A basic character such as 'é' can be represented as [233] (U+00E9). That's the usual stuff we're used to. However, you have alternative representations where you can use [101,769] (U+0065 and U+0301). The latter one will still convert to 'é' if printed right, but is instead composed of the latin letter 'e' and a special combining acute accent.

There can be more complex representations, having 3 or more of these composable characters. Better than that, some of them can be context-sensitive. I've had bugs where the sequence of codepoints [Unicode1, Unicode2] would be two standard characters when displayed. However, once added to any other string (let's say [$a, Unicode1, Unicode2]), the unicode sequence is still two characters (or glyphs, as in printed out letters). What was two things standing alone was changed to a letter being composed of two code points and one letter or character that stands on its own. Still two characters.

Because of this, you can quickly see that your good old length and comparison functions are broken!
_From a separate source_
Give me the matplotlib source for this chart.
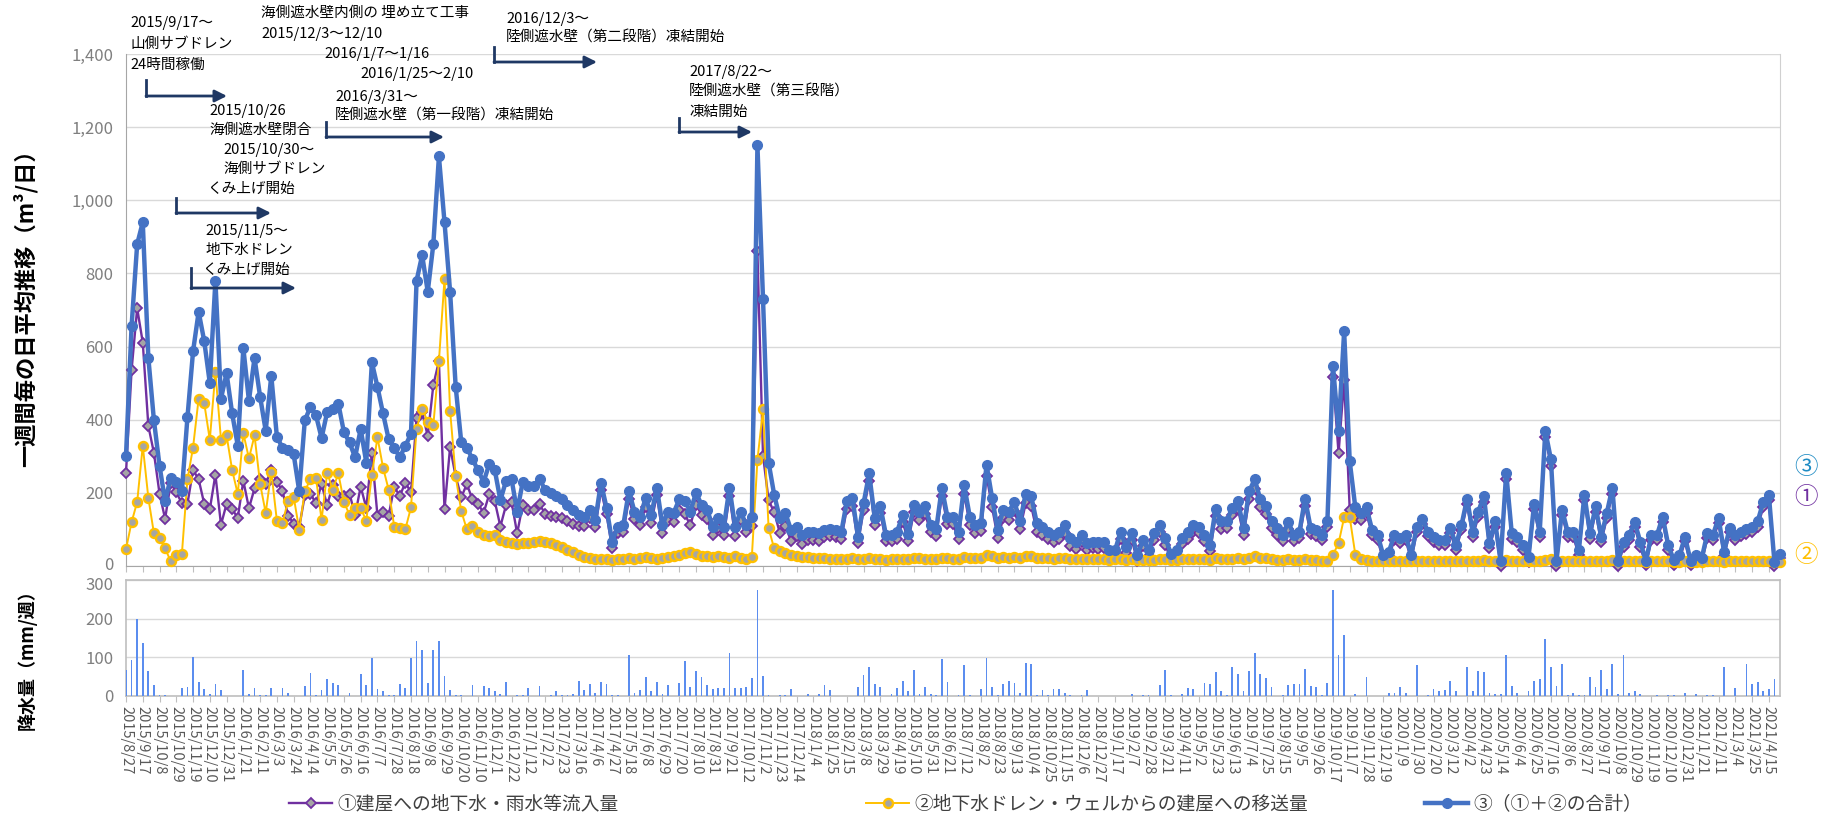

Indeed, [233] and [101,769] are represented differently, and if you use the default operators and functions of Erlang (or any non-unicode-ready language), they will have different lengths and be considered different things. However, in human languages, they are both 'é' and should be equal on all points.

The Unicode standard provides functions and algorithms to handle these and provide libraries (once implemented) to work with far more ease.

And the shit hits the fan

That's where things go bad. Erlang has no default library to handle these. You have to rely on community-provided libraries such as ux to do it for you.
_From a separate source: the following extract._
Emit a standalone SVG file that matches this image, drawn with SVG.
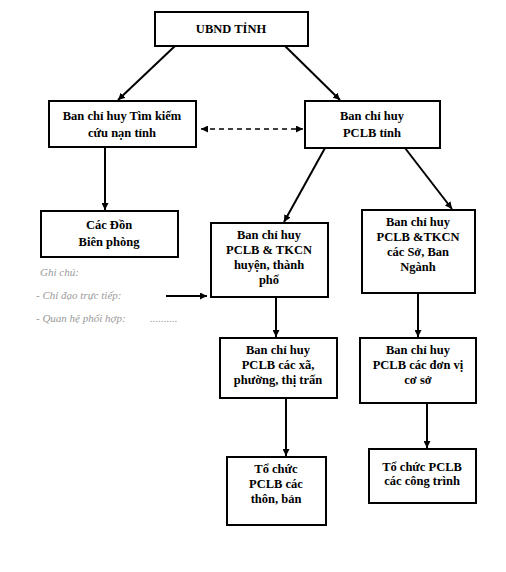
<svg xmlns="http://www.w3.org/2000/svg" width="506" height="572" viewBox="0 0 506 572">
<defs>
<marker id="ah" viewBox="0 0 10 10" refX="10" refY="5" markerWidth="7" markerHeight="7" orient="auto-start-reverse" markerUnits="userSpaceOnUse">
<path d="M0,0 L10,5 L0,10 z" fill="#000"/>
</marker>
<style>
.box{fill:#fff;stroke:#000;stroke-width:2}
.t{font-family:"Liberation Serif","Times New Roman",serif;font-size:12.5px;font-weight:bold;text-anchor:middle;fill:#000}
.leg{font-family:"Liberation Serif","Times New Roman",serif;font-size:11px;font-style:italic;fill:#999}
.c{stroke:#000;stroke-width:2;fill:none;marker-end:url(#ah)}
</style>
</defs>
<rect width="506" height="572" fill="#fff"/>
<g id="connectors">
<line class="c" x1="175" y1="46" x2="118" y2="100"/>
<line class="c" x1="285" y1="46" x2="340" y2="100"/>
<line x1="201" y1="129" x2="303" y2="129" stroke="#000" stroke-width="1.5" stroke-dasharray="5,4" marker-start="url(#ah)" marker-end="url(#ah)"/>
<line class="c" x1="105" y1="147" x2="105" y2="210"/>
<line class="c" x1="325" y1="148" x2="284" y2="222"/>
<line class="c" x1="405" y1="148" x2="452" y2="209"/>
<line class="c" x1="276" y1="297" x2="276" y2="337"/>
<line class="c" x1="418" y1="293" x2="418" y2="337"/>
<line class="c" x1="286" y1="398" x2="286" y2="456"/>
<line class="c" x1="427" y1="403" x2="427" y2="448"/>
<line class="c" x1="166" y1="296" x2="207" y2="296"/>
</g>
<g id="ubnd"><rect class="box" x="155" y="12" width="153" height="34"/><text class="t" x="231" y="33" font-size="10">UBND TỈNH</text></g>
<g id="timkiem"><rect class="box" x="49" y="101" width="147" height="46"/><text class="t" x="122" y="120">Ban chỉ huy Tìm kiếm</text><text class="t" x="122" y="137">cứu nạn tỉnh</text></g>
<g id="pclbtinh"><rect class="box" x="305" y="101" width="135" height="47"/><text class="t" x="372" y="120">Ban chỉ huy</text><text class="t" x="372" y="137">PCLB tỉnh</text></g>
<g id="don"><rect class="box" x="41" y="211" width="137" height="46"/><text class="t" x="109" y="229">Các Đồn</text><text class="t" x="109" y="246">Biên phòng</text></g>
<g id="huyen"><rect class="box" x="211" y="223" width="117" height="74"/><text class="t" x="269" y="239">Ban chỉ huy</text><text class="t" x="269" y="254">PCLB &amp; TKCN</text><text class="t" x="269" y="269">huyện, thành</text><text class="t" x="269" y="284">phố</text></g>
<g id="so"><rect class="box" x="362" y="210" width="113" height="83"/><text class="t" x="418" y="226">Ban chỉ huy</text><text class="t" x="418" y="241">PCLB &amp;TKCN</text><text class="t" x="418" y="256">các Sở, Ban</text><text class="t" x="418" y="271">Ngành</text></g>
<g id="xa"><rect class="box" x="220" y="338" width="117" height="60"/><text class="t" x="278" y="354">Ban chỉ huy</text><text class="t" x="278" y="369">PCLB các xã,</text><text class="t" x="278" y="384">phường, thị trấn</text></g>
<g id="donvi"><rect class="box" x="360" y="338" width="116" height="65"/><text class="t" x="418" y="354">Ban chỉ huy</text><text class="t" x="418" y="369">PCLB các đơn vị</text><text class="t" x="418" y="384">cơ sở</text></g>
<g id="thon"><rect class="box" x="227" y="457" width="99" height="68"/><text class="t" x="276" y="473">Tổ chức</text><text class="t" x="276" y="488">PCLB các</text><text class="t" x="276" y="503">thôn, bản</text></g>
<g id="congtrinh"><rect class="box" x="369" y="449" width="107" height="54"/><text class="t" x="422" y="471">Tổ chức PCLB</text><text class="t" x="422" y="485">các công trình</text></g>
<g id="legend">
<text class="leg" x="40" y="276">Ghi chú:</text>
<text class="leg" x="36" y="299">- Chỉ đạo trực tiếp:</text>
<text class="leg" x="36" y="322">- Quan hệ phối hợp:</text>
<text class="leg" x="150" y="322">..........</text>
</g>
</svg>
That's the shocker: if you say your application is compliant with UTF-8, UTF-16 or UTF-32 (implementations of Unicode) and you manipulate strings without any of these libraries, then you've been lying all along.

But wait, there's more!

Let's say I'm taking a unicode string such as 'Привет!', which I've been told means 'hi!' in Russian. If I represent it as a binary, I will get <<208,159,209,128,208,184,208,178,208,181,209,130,33>>. If you try to output that in an Erlang shell:

1> io:format("~s~n",[<<208,159,209,128,208,184,208,178,208,181,209,130,33>>]).
Привет!
ok
2> io:format("~ts~n",[<<208,159,209,128,208,184,208,178,208,181,209,130,33>>]).
Привет!
ok

See this? Unicode strings are only printed right (although they look different due to different fonts) when using the ~ts parameters instead of just ~s. That's a special modifier telling it you want a multibyte string, not just random bytes printed out.

Do you want better?

3> io:format("~ts~n",[binary_to_list(<<208,159,209,128,208,184,208,178,208,181,209,130,33>>)]).
Привет!
ok

Ah, now it still breaks! This is because functions like list_to_binary/1, iolist_to_binary/1 and binary_to_list/1 only operate on bytes. Not characters built of many bytes. The representation gets broken when converting. Binaries can not contain the same kind of internal representations as strings: even trying list_to_binary([101,769]) will crash.

Yes, if you use any of these functions on sequences that may comprise unicode strings, you're possibly breaking them.
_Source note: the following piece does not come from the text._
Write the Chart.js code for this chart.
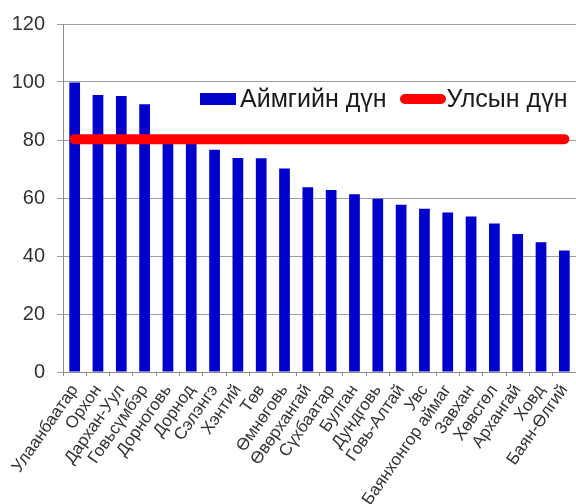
<!DOCTYPE html>
<html>
<head>
<meta charset="utf-8">
<script src="https://cdn.jsdelivr.net/npm/chart.js@4.4.1/dist/chart.umd.min.js"></script>
<style>
  html, body { margin: 0; padding: 0; background: #fff; overflow: hidden; }
  #wrap { position: relative; width: 576px; height: 504px; }
  .legend {
    position: absolute; left: 200px; top: 84px;
    display: flex; align-items: center;
    font-family: "Liberation Sans", Arial, sans-serif; font-size: 25px; color: #1a1a1a;
    white-space: nowrap;
  }
  .legend .box { display: inline-block; width: 36px; height: 12px; background: #0000CC; margin-right: 4px; }
  .legend .ln  { display: inline-block; width: 46px; height: 10px; border-radius: 5px; background: #FF0000; margin: 0 1px 0 13px; }
</style>
</head>
<body>
<div id="wrap">
  <canvas id="c" width="576" height="504"></canvas>
  <div class="legend">
    <span class="box"></span><span>Аймгийн дүн</span>
    <span class="ln"></span><span>Улсын дүн</span>
  </div>
</div>
<script>
  // aimag names, left to right as on the x axis
  var aimags = [
    "Улаанбаатар", "Орхон", "Дархан-Уул", "Говьсүмбэр", "Дорноговь", "Дорнод",
    "Сэлэнгэ", "Хэнтий", "Төв", "Өмнөговь", "Өвөрхангай", "Сүхбаатар",
    "Булган", "Дундговь", "Говь-Алтай", "Увс", "Баянхонгор аймаг", "Завхан",
    "Хөвсгөл", "Архангай", "Ховд", "Баян-Өлгий"
  ];
  // Аймгийн дүн (bar heights)
  var aimagScore = [
    99.8, 95.5, 95.2, 92.3, 79.5, 79.2,
    76.6, 73.8, 73.7, 70.2, 63.7, 62.8,
    61.3, 59.7, 57.7, 56.3, 55.0, 53.6,
    51.2, 47.6, 44.7, 41.9
  ];
  // Улсын дүн (national average, one value)
  var nationalScore = 80.3;
  var yTicks = [0, 20, 40, 60, 80, 100, 120];

  var FONT = "'Liberation Sans', Arial, sans-serif";

  new Chart(document.getElementById("c"), {
    type: "bar",
    data: {
      labels: aimags,
      datasets: [
        {
          type: "line",
          label: "Улсын дүн",
          data: aimags.map(function () { return nationalScore; }),
          borderColor: "#FF0000",
          backgroundColor: "#FF0000",
          borderWidth: 10,
          borderCapStyle: "round",
          pointRadius: 0,
          order: 0
        },
        {
          label: "Аймгийн дүн",
          data: aimagScore,
          backgroundColor: "#0000CC",
          barPercentage: 0.46,
          categoryPercentage: 1.0,
          order: 1
        }
      ]
    },
    options: {
      responsive: false,
      animation: false,
      layout: { padding: { left: 10, top: 18, right: 0, bottom: 0 } },
      plugins: { legend: { display: false }, tooltip: { enabled: false } },
      scales: {
        x: {
          grid: { drawOnChartArea: false, tickLength: 4, color: "#8c8c8c", offset: true },
          border: { color: "#8c8c8c" },
          ticks: {
            autoSkip: false, minRotation: 55, maxRotation: 55, padding: 5,
            color: "#333", font: { family: FONT, size: 17 }
          },
          afterFit: function (s) { s.height = 132; s.paddingRight = -2; }
        },
        y: {
          min: 0, max: 120,
          afterBuildTicks: function (s) { s.ticks = yTicks.map(function (v) { return { value: v }; }); },
          grid: { color: "#9e9e9e", tickLength: 6 },
          border: { color: "#8c8c8c" },
          ticks: { padding: 12, color: "#333", font: { family: FONT, size: 20 } },
          afterFit: function (s) { s.width = 53; }
        }
      }
    }
  });
</script>
</body>
</html>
Thankfully, Erlang has partial support of unicode. For such conversions, take a look at the unicode module. It contains functions such as unicode:characters_to_list/1 and unicode:characters_to_binary/1-3, which will help you do your conversions right. You will still have to download some library to do basic operations such as calculating the length of a string, but at least, you won't be messing up all of your data.

As an example, unicode:characters_to_binary([16#65,16#301]) will yield <<101,204,129>> an actually correct representation. The reason for this is that the number 769 can't be represented as a single byte. Using list_to_binary/1 will crash, but not when using the unicode module. Conversely, if you get <<101,204,129>> and convert it to a string using binary_to_list, you'll get the list [101,204,129], which is an entirely different unicode string. Using the unicode module, you'll get the right thing back because that module will be clever enough to convert things in the right unicode sequence.

So is string handling a pain in Erlang?

For ASCII and Latin-1? No. It's just a question of picking the right data structure. For unicode? Yes. Extra care has to be taken. Use ~ts to output strings, make sure to convert data types with the right functions, and you then need to download external string-handling libraries to work correctly. The last point is something that's actually painful to do.

It is painful, not because of the data structures used, but because of the string libraries around the language and their need for unicode support. The problem is pervasive and even hits some web servers (misultin, although it should be fixed soon after the writing of this blog) and likely many applications you (yes you! the reader! hi! Привет!) and I will have built.

Hopefully, you know that the problem exists, if you didn't.